#### EXERCISE AIM
Take the lines from the top down to and including the one with "plt.rcParams['mathtext.bf'] = 'Liberation" and repeat them exactly. Omit images.

#### RECORDED DATA
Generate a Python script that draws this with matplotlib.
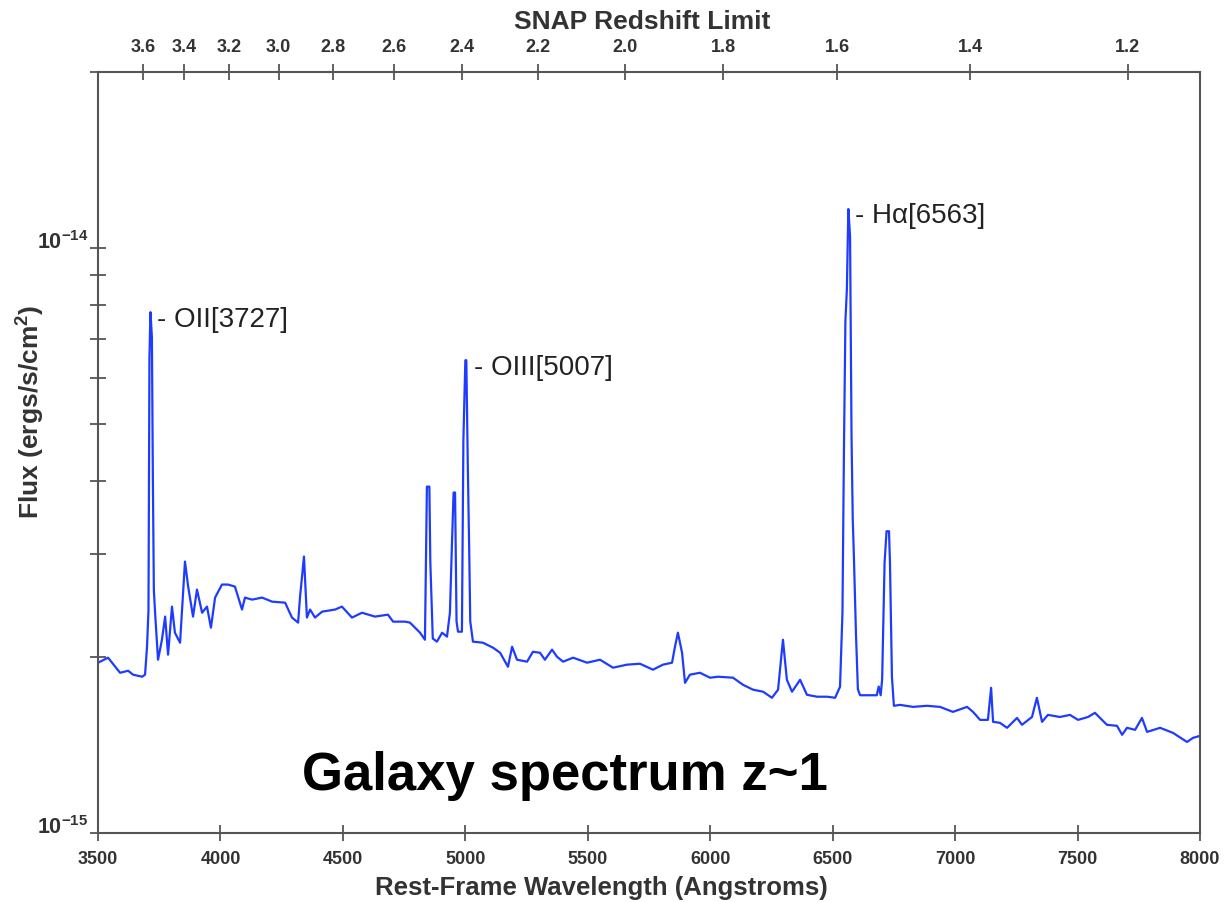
import matplotlib
matplotlib.use("Agg")
import matplotlib.pyplot as plt
from matplotlib.ticker import LogLocator, NullFormatter
import numpy as np

plt.rcParams['font.family'] = ['Liberation Sans', 'DejaVu Sans']
plt.rcParams['mathtext.fontset'] = 'custom'
plt.rcParams['mathtext.rm'] = 'Liberation Sans'
plt.rcParams['mathtext.bf'] = 'Liberation Sans:bold'

# rest-frame wavelength (Angstroms) and flux (1e-15 ergs/s/cm^2)
wave = [3500, 3541, 3590, 3623, 3643, 3680, 3692, 3700, 3706, 3710, 3714, 3720, 3724, 3728,
        3733, 3745, 3761, 3774, 3786, 3802, 3814, 3835, 3843, 3855, 3868, 3888, 3904, 3925,
        3945, 3961, 3978, 4006, 4031, 4059, 4088, 4100, 4129, 4170, 4211, 4264, 4292, 4317,
        4325, 4341, 4353, 4366, 4386, 4415, 4468, 4496, 4537, 4578, 4631, 4684, 4705, 4754,
        4774, 4815, 4835, 4843, 4853, 4857, 4862, 4867, 4884, 4905, 4925, 4937, 4945, 4952,
        4958, 4964, 4970, 4986, 4992, 5000, 5004, 5010, 5016, 5020, 5031, 5072, 5113, 5142,
        5174, 5191, 5211, 5252, 5276, 5305, 5325, 5354, 5374, 5399, 5440, 5497, 5550, 5603,
        5660, 5713, 5766, 5807, 5844, 5856, 5868, 5885, 5897, 5917, 5958, 5999, 6032, 6093,
        6134, 6175, 6216, 6252, 6277, 6297, 6313, 6334, 6367, 6395, 6436, 6477, 6510, 6530,
        6540, 6546, 6552, 6558, 6564, 6571, 6577, 6582, 6587, 6595, 6603, 6612, 6680, 6688,
        6696, 6702, 6712, 6720, 6730, 6734, 6742, 6750, 6775, 6828, 6885, 6938, 6991, 7049,
        7073, 7102, 7134, 7147, 7155, 7183, 7212, 7253, 7273, 7314, 7334, 7355, 7379, 7428,
        7469, 7502, 7543, 7571, 7620, 7661, 7682, 7702, 7735, 7763, 7784, 7837, 7890, 7947,
        7971, 8000]
flux = [1.955, 1.994, 1.879, 1.894, 1.865, 1.850, 1.865, 2.08, 2.4, 6.5, 7.77, 7.04, 4.0, 2.6,
        2.38, 1.978, 2.14, 2.344, 2.018, 2.438, 2.20, 2.115, 2.41, 2.911, 2.638, 2.344, 2.607, 2.38,
        2.438, 2.244, 2.526, 2.659, 2.659, 2.638, 2.41, 2.526, 2.506, 2.526, 2.486, 2.476, 2.335, 2.289,
        2.536, 2.969, 2.335, 2.41, 2.335, 2.39, 2.41, 2.438, 2.335, 2.38, 2.344, 2.362, 2.298, 2.298,
        2.289, 2.20, 2.14, 3.91, 3.91, 2.9, 2.5, 2.15, 2.124, 2.20, 2.166, 2.38, 3.09, 3.82,
        3.82, 2.3, 2.209, 2.209, 4.7, 6.43, 6.43, 4.25, 3.0, 2.3, 2.124, 2.115, 2.074, 2.033,
        1.924, 2.082, 1.978, 1.963, 2.041, 2.033, 1.978, 2.058, 2.002, 1.963, 1.994, 1.955, 1.978, 1.917,
        1.940, 1.947, 1.902, 1.940, 1.955, 2.082, 2.20, 2.033, 1.806, 1.865, 1.879, 1.843, 1.850, 1.843,
        1.792, 1.758, 1.744, 1.703, 1.758, 2.14, 1.828, 1.744, 1.828, 1.723, 1.710, 1.710, 1.703, 1.778,
        2.38, 4.5, 7.5, 8.5, 11.66, 10.48, 4.77, 3.44, 2.94, 2.2, 1.76, 1.72, 1.72, 1.78,
        1.72, 1.83, 2.9, 3.28, 3.28, 2.9, 1.85, 1.65, 1.656, 1.643, 1.650, 1.643, 1.611, 1.643,
        1.611, 1.561, 1.561, 1.771, 1.549, 1.543, 1.513, 1.573, 1.531, 1.579, 1.703, 1.549, 1.592, 1.579,
        1.592, 1.561, 1.579, 1.605, 1.531, 1.525, 1.472, 1.513, 1.501, 1.573, 1.489, 1.513, 1.483, 1.431,
        1.454, 1.466]

# labelled emission lines: (label, wavelength of peak, offset of label in Angstroms)
lines = [("OII[3727]", 3714, 27), ("OIII[5007]", 5002, 33), ("H\u03b1[6563]", 6564, 27)]

# SNAP redshift limit axis: z = 16950 / lambda - 1
z_ticks = [3.6, 3.4, 3.2, 3.0, 2.8, 2.6, 2.4, 2.2, 2.0, 1.8, 1.6, 1.4, 1.2]
z_const = 16950.0

wave = np.array(wave)
flux = np.array(flux) * 1e-15

fig = plt.figure(figsize=(12.3, 9.03), dpi=100)
ax = fig.add_axes([0.0797, 0.0764, 0.8959, 0.8428])

ax.plot(wave, flux, color='#1e3cff', lw=1.6)
ax.set_yscale('log')
ax.set_xlim(3500, 8000)
ax.set_ylim(1e-15, 2e-14)

for name, lam, off in lines:
    peak = flux[np.argmin(np.abs(wave - lam))]
    ax.text(lam + off, peak * 0.975, "- " + name, fontsize=20, color='#222222',
            ha='left', va='center')

tick_col = '#333333'
for s in ax.spines.values():
    s.set_color('#555555')
    s.set_linewidth(1.5)

ax.set_xticks(np.arange(3500, 8001, 500))
ax.tick_params(axis='x', which='major', direction='inout', length=12, width=1.3,
               color='#555555', labelsize=13, pad=6, labelcolor=tick_col)
for lab in ax.get_xticklabels():
    lab.set_fontweight('bold')

ax.set_yticks([1e-15, 1e-14], labels=[r'$\mathbf{10^{-15}}$', r'$\mathbf{10^{-14}}$'])
ax.yaxis.set_minor_locator(LogLocator(base=10, subs=np.arange(2, 10)))
ax.yaxis.set_minor_formatter(NullFormatter())
ax.tick_params(axis='y', which='both', direction='inout', length=12, width=1.3,
               color='#555555', labelsize=15.5, pad=1, labelcolor=tick_col)
for lab in ax.get_yticklabels():
    lab.set_va('baseline')

ax2 = ax.twiny()
ax2.set_xlim(ax.get_xlim())
ax2.set_xticks([z_const / (1 + z) for z in z_ticks])
ax2.set_xticklabels(["%.1f" % z for z in z_ticks], fontweight='bold')
ax2.tick_params(axis='x', direction='inout', length=12, width=1.3, color='#555555',
                labelsize=13, pad=6, labelcolor=tick_col)
for s in ax2.spines.values():
    s.set_visible(False)

fig.text(0.522, 0.976, "SNAP Redshift Limit", fontsize=19, fontweight='bold',
         color=tick_col, ha='center', va='center')
fig.text(0.4886, 0.0166, "Rest-Frame Wavelength (Angstroms)", fontsize=18.5,
         fontweight='bold', color=tick_col, ha='center', va='center')
fig.text(0.0244, 0.5437, r"Flux (ergs/s/cm$^\mathbf{2}$)", fontsize=19, fontweight='bold',
         color=tick_col, ha='center', va='center', rotation=90)
fig.text(0.2455, 0.125, "Galaxy spectrum z~1", fontsize=38, fontweight='bold',
         color='black', ha='left', va='baseline')

fig.savefig("out.png", dpi=100)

#### SOLUTION
Generate a Python script that draws this with matplotlib.
import matplotlib
matplotlib.use("Agg")
import matplotlib.pyplot as plt
from matplotlib.ticker import LogLocator, NullFormatter
import numpy as np

plt.rcParams['font.family'] = ['Liberation Sans', 'DejaVu Sans']
plt.rcParams['mathtext.fontset'] = 'custom'
plt.rcParams['mathtext.rm'] = 'Liberation Sans'
plt.rcParams['mathtext.bf'] = 'Liberation Sans:bold'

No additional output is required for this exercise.